Transcribe each line of the material as it is, and drop any picture.

*Supplied information*

______________________________

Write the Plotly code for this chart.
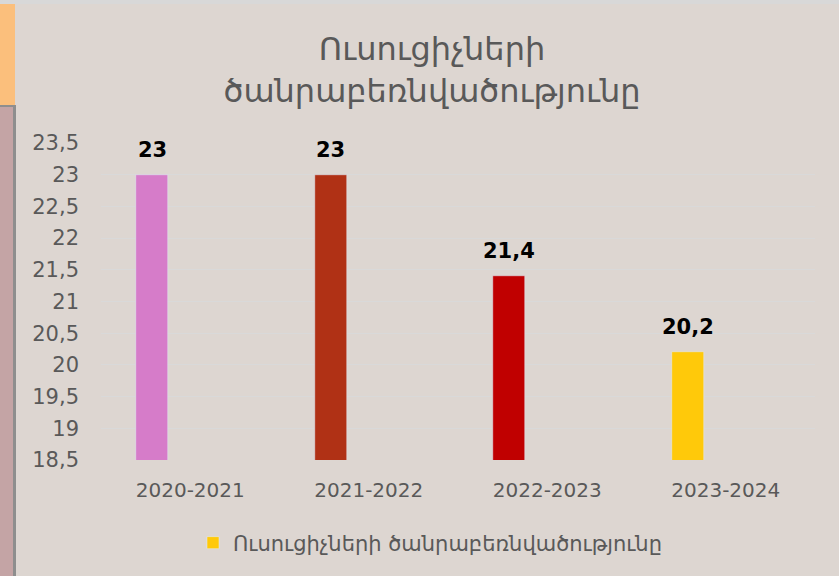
import plotly.graph_objects as go

# data
years = ["2020-2021", "2021-2022", "2022-2023", "2023-2024"]
workload = [23, 23, 21.4, 20.2]
bar_colors = ["#D67CC9", "#B03115", "#C00000", "#FFC90A"]
series_name = "Ուսուցիչների ծանրաբեռնվածությունը"
title_text = "Ուսուցիչների<br>ծանրաբեռնվածությունը"

W, H = 839, 576
L, R, T, B = 101, 24, 143, 116
plot_w = W - L - R
cat_px = plot_w / len(years)

bar_width = 32 / cat_px
bar_offset = -54 / cat_px

txt_gray = "#595959"
font_name = "DejaVu Sans"


def px_x(p):
    return (p - L) / plot_w


def px_y(p):
    return 1 - (p - T) / (H - T - B)


fig = go.Figure()
fig.add_trace(go.Bar(
    x=years, y=workload,
    marker_color=bar_colors,
    width=bar_width, offset=bar_offset,
    showlegend=False,
    hoverinfo="skip",
))
# legend entry only
fig.add_trace(go.Bar(
    x=[None], y=[None],
    marker_color=bar_colors[-1],
    name=series_name,
))

shift = (bar_offset + bar_width / 2) * cat_px
for yr, v in zip(years, workload):
    fig.add_annotation(
        x=yr, y=v, text=f"<b>{str(v).replace('.', ',')}</b>",
        showarrow=False, yanchor="bottom", xshift=shift, yshift=11,
        font=dict(family=font_name, size=21, color="#000000"),
    )

# decoration strips on the left and top
shapes = [
    dict(x0=px_x(0), x1=px_x(W), y0=px_y(0), y1=px_y(4), color="#D8D8D8"),
    dict(x0=px_x(0), x1=px_x(15), y0=px_y(4), y1=px_y(105), color="#FBBF7C"),
    dict(x0=px_x(0), x1=px_x(16), y0=px_y(105), y1=px_y(H), color="#8E8E8E"),
    dict(x0=px_x(0), x1=px_x(13), y0=px_y(107), y1=px_y(H), color="#C4A4A5"),
]
for s in shapes:
    fig.add_shape(type="rect", xref="paper", yref="paper",
                  x0=s["x0"], x1=s["x1"], y0=s["y0"], y1=s["y1"],
                  fillcolor=s["color"], line_width=0, layer="below")

fig.update_layout(
    width=W, height=H,
    margin=dict(l=L, r=R, t=T, b=B),
    paper_bgcolor="#DDD6D1",
    plot_bgcolor="#DDD6D1",
    separators=", ",
    font=dict(family=font_name, color=txt_gray),
    title=dict(text=title_text, x=432 / W, xanchor="center",
               y=1 - 60 / H, yanchor="top",
               font=dict(family=font_name, size=32, color=txt_gray)),
    bargap=0,
    legend=dict(orientation="h", x=px_x(430), xanchor="center",
                y=px_y(543), yanchor="middle",
                font=dict(size=21, color=txt_gray),
                bgcolor="rgba(0,0,0,0)"),
    xaxis=dict(showgrid=False, showline=False, ticks="",
               ticklabelstandoff=16,
               tickfont=dict(size=20, color=txt_gray)),
    yaxis=dict(range=[18.5, 23.5], tick0=18.5, dtick=0.5,
               showgrid=True, gridcolor="#D9D9D9", gridwidth=1,
               zeroline=False, showline=False, ticks="",
               ticklabelstandoff=21,
               tickfont=dict(size=21, color=txt_gray)),
)

fig.write_html("out.html", config={"displayModeBar": False},
               post_script="document.body.style.margin='0';")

______________________________

*Result of the task*
Write the Plotly code for this chart.
import plotly.graph_objects as go

# data
years = ["2020-2021", "2021-2022", "2022-2023", "2023-2024"]
workload = [23, 23, 21.4, 20.2]
bar_colors = ["#D67CC9", "#B03115", "#C00000", "#FFC90A"]
series_name = "Ուսուցիչների ծանրաբեռնվածությունը"
title_text = "Ուսուցիչների<br>ծանրաբեռնվածությունը"

W, H = 839, 576
L, R, T, B = 101, 24, 143, 116
plot_w = W - L - R
cat_px = plot_w / len(years)

bar_width = 32 / cat_px
bar_offset = -54 / cat_px

txt_gray = "#595959"
font_name = "DejaVu Sans"


def px_x(p):
    return (p - L) / plot_w


def px_y(p):
    return 1 - (p - T) / (H - T - B)


fig = go.Figure()
fig.add_trace(go.Bar(
    x=years, y=workload,
    marker_color=bar_colors,
    width=bar_width, offset=bar_offset,
    showlegend=False,
    hoverinfo="skip",
))
# legend entry only
fig.add_trace(go.Bar(
    x=[None], y=[None],
    marker_color=bar_colors[-1],
    name=series_name,
))

shift = (bar_offset + bar_width / 2) * cat_px
for yr, v in zip(years, workload):
    fig.add_annotation(
        x=yr, y=v, text=f"<b>{str(v).replace('.', ',')}</b>",
        showarrow=False, yanchor="bottom", xshift=shift, yshift=11,
        font=dict(family=font_name, size=21, color="#000000"),
    )

# decoration strips on the left and top
shapes = [
    dict(x0=px_x(0), x1=px_x(W), y0=px_y(0), y1=px_y(4), color="#D8D8D8"),
    dict(x0=px_x(0), x1=px_x(15), y0=px_y(4), y1=px_y(105), color="#FBBF7C"),
    dict(x0=px_x(0), x1=px_x(16), y0=px_y(105), y1=px_y(H), color="#8E8E8E"),
    dict(x0=px_x(0), x1=px_x(13), y0=px_y(107), y1=px_y(H), color="#C4A4A5"),
]
for s in shapes:
    fig.add_shape(type="rect", xref="paper", yref="paper",
                  x0=s["x0"], x1=s["x1"], y0=s["y0"], y1=s["y1"],
                  fillcolor=s["color"], line_width=0, layer="below")

fig.update_layout(
    width=W, height=H,
    margin=dict(l=L, r=R, t=T, b=B),
    paper_bgcolor="#DDD6D1",
    plot_bgcolor="#DDD6D1",
    separators=", ",
    font=dict(family=font_name, color=txt_gray),
    title=dict(text=title_text, x=432 / W, xanchor="center",
               y=1 - 60 / H, yanchor="top",
               font=dict(family=font_name, size=32, color=txt_gray)),
    bargap=0,
    legend=dict(orientation="h", x=px_x(430), xanchor="center",
                y=px_y(543), yanchor="middle",
                font=dict(size=21, color=txt_gray),
                bgcolor="rgba(0,0,0,0)"),
    xaxis=dict(showgrid=False, showline=False, ticks="",
               ticklabelstandoff=16,
               tickfont=dict(size=20, color=txt_gray)),
    yaxis=dict(range=[18.5, 23.5], tick0=18.5, dtick=0.5,
               showgrid=True, gridcolor="#D9D9D9", gridwidth=1,
               zeroline=False, showline=False, ticks="",
               ticklabelstandoff=21,
               tickfont=dict(size=21, color=txt_gray)),
)

fig.write_html("out.html", config={"displayModeBar": False},
               post_script="document.body.style.margin='0';")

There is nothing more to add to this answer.